Europe’s Airbus has secured a record order potentially worth $20bn at list prices from Indonesia’s Lion Air, sources familiar with the matter say.
According to industry sources, the deal would break rival Boeing’s grip on one of the world’s fastest-growing airlines, Reuters news agency reported on Monday.
In a sign of the rising importance of Asian budget carriers for high-tech manufacturing jobs, the deal is expected to be announced on Monday at a ceremony overseen by Francois Hollande, the French president, the sources said, asking not to be named.
EADS subsidiary Airbus declined comment.
France said earlier Hollande would meet Airbus chief executive Fabrice Bregier on Monday to celebrate “a major industrial deal,” but withheld further details.
The red-carpet event mirrors a record 201-plane order for equivalent Boeing aircraft from Lion Air signed in front of visiting US President Barack Obama in late 2011, sparking European claims of US political pressure which Washington and Boeing denied.
The sources said the new Airbus A320-family order from Lion Air, founded by travel entrepreneur Rusdi Kirana, could top that number.
Kirana could not immediately be reached for comment.
Southeast Asia has emerged as one of the most fertile markets for popular medium-haul jets built by Airbus and Boeing, as rising incomes and a growing middle class boost air traffic.
Indonesia’s 17,000 islands and relatively robust economy, well insulated from Europe’s financial crisis, have made the world’s largest archipelago a magnet for aircraft sellers.
Its domestic aviation market, serving the world’s fourth largest population, is growing at 21 percent annually.
The Reuters news agency reported last week the two leading jetmakers were scrapping over a potentially rapid new order from Lion Air.
French newspaper Les Echos reported in its early Monday edition that the order, for over 200 Airbus jets, would include many of the newest fuel-saving type of A320, worth $100m each.
While below a recent peak, airplane demand remains robust as airlines and lessors modernise fleets to drive down fuel costs, while emerging market growth continues almost unchecked.

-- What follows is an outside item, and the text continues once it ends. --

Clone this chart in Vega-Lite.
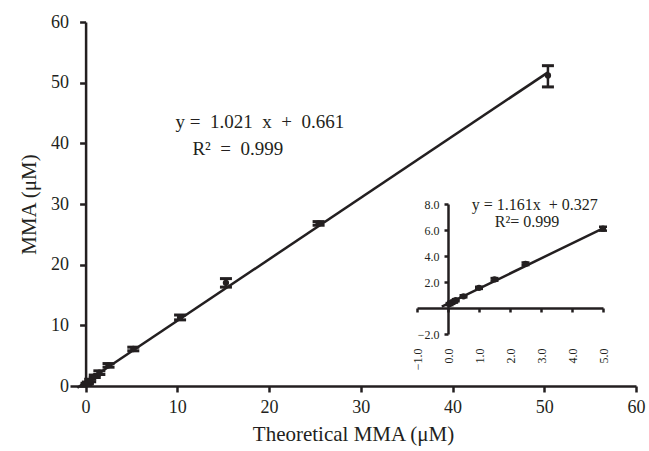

However, there have been suggestions growth is cooling, prompting some carriers to buy aircraft only to lease them out.
In deals totalling $35bn, Germany’s Lufthansa last week ordered 102 Airbus and Boeing jets, Turkish Airlines picked up 82 from Airbus and Ireland’s Ryanair is expected to sign for 170 Boeings.
The values represent official prices but in practice, strategic airlines win significant discounts for big orders.